To deploy a model you should create an Application - a linear pipeline of ModelVersions with monitoring and other benefits. For that purpose, we are able to apply ExecutionStageBuilder, which describes the model pipeline for an application. In turn, applications provide Predictor objects, which should be used for data inference purposes. Don't pay much attention to weight parameter, it is needed for A/B testing.

from hydrosdk.application import ExecutionStageBuilder, ApplicationBuilder
​
stage = ExecutionStageBuilder().with_model_variant(adult_model, weight=100).build()
app = ApplicationBuilder("adult-app").with_stage(stage).build(cluster)
app.lock_while_starting()
predictor = app.predictor()

Predictors provide a predict method which we can use to send our data to the model. We can try to make predictions for our test set that has preliminarily been converted to a list of dictionaries. You can check the results using the name that we have used for an output of Signature and preserve it in any format you would prefer. Before making a prediction don't forget to make a small pause to finish all necessary loadings.

from tqdm import tqdm
​
results = []
for x in tqdm(test_X.to_dict('records')):
result = predictor.predict(x)
results.append(result['y'])
print(results[:10])

Explore the UI

If you want to interact with your model via Hydrosphere UI, you can go to http://localhost. Here you can find all your models. Click on a model to view some basic information about it: versions, building logs, created applications, model's environments, and other services associated with deployed models.

You might notice that after some time there appears an additional model with the metric postscript at the end of the name. This is your automatically formed monitoring model for outlier detection. Learn more about the Automatic Outlier Detection feature here.

πŸŽ‰ You have successfully finished this tutorial! πŸŽ‰

Next Steps

Next, you can:

  1. Go to the next tutorial and learn how to create a custom Monitoring Metric and attach it to your deployed model.

  2. Explore the extended part of this tutorial to learn how to use YAML resource definitions to upload a ModelVersion and create an Application.

Deploy a model with CLI and Resource Definitions

Another way to upload your model is to apply a resource definition. This process repeats all the previous steps like data preparation and training. The difference is that instead of SDK, we are using CLI to apply a resource definition.

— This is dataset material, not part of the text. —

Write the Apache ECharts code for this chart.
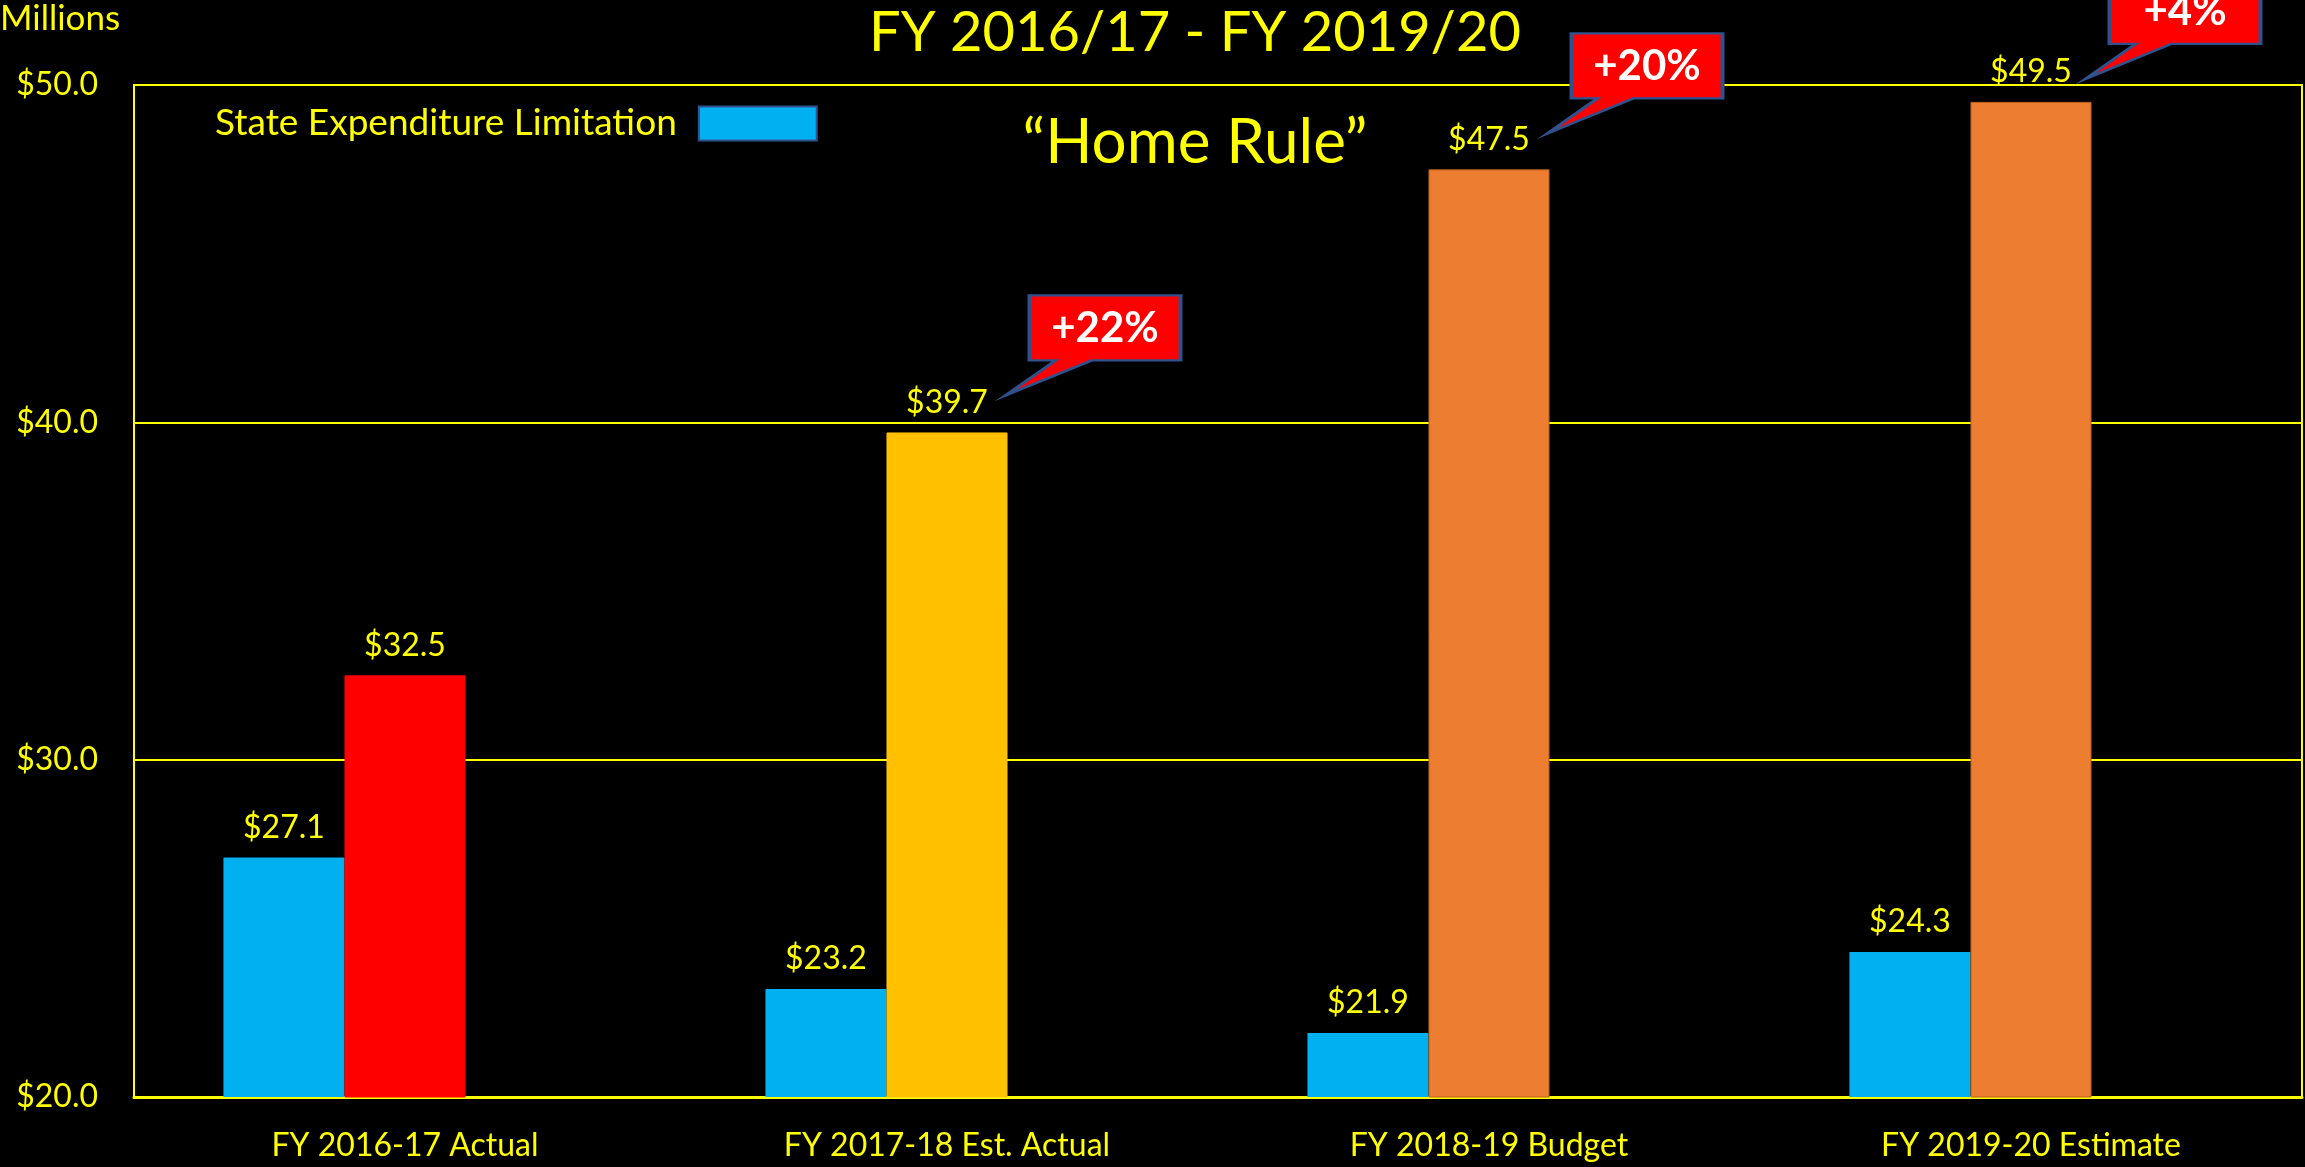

A resource definition is a file that defines the inputs and outputs of a model, a signature function, and some other metadata required for serving. Go to the root directory of the model and create a serving.yaml file. You should get the following file structure:

.
└── model
└── model.joblib
└── serving.yaml
└── requirements.txt
└── src
└── func_main.py

Model deployment with a resource definition repeats all the steps of that with SDK, but in one file. A considerable advantage of using a resource definition is that besides describing your model it allows creating an application by simply adding an object to the contract after the separation line at the bottom. Just name your application and provide the name and version of a model you want to tie to it.

kind: Model
name: "adult_model"
payload:
- "model/src/"
- "model/requirements.txt"
- "model/classification_model.joblib"
runtime: "hydrosphere/serving-runtime-python-3.7:3.0.0"
install-command: "pip install -r requirements.txt"
training-data: data/profile.csv
contract:
name: "predict"
inputs:
age:
shape: scalar
type: int64
profile: numerical
workclass:
shape: scalar
type: int64
profile: categorical
fnlwgt:
shape: scalar
type: int64
profile: numerical
education:
shape: scalar
type: int64
profile: categorical
educational-num:
shape: scalar
type: int64
profile: numerical
marital_status:
shape: scalar
type: int64
profile: categorical
occupation:
shape: scalar
type: int64
profile: categorical
relationship:
shape: scalar
type: int64
profile: categorical
race:
shape: scalar
type: int64
profile: categorical
sex:
shape: scalar
type: int64
profile: categorical
capital_gain:
shape: scalar
type: int64
profile: numerical
capital_loss:
shape: scalar
type: int64
profile: numerical
hours_per_week:
shape: scalar
type: int64
profile: numerical
country:
shape: scalar
type: int64
profile: categorical
outputs:
class:
shape: scalar
type: int64
profile: numerical
---
kind: Application
name: adult_application
singular:
model: adult_model:1

To start uploading, run hs apply -f serving.yaml. To monitor your model you can use Hydrosphere UI as was previously shown.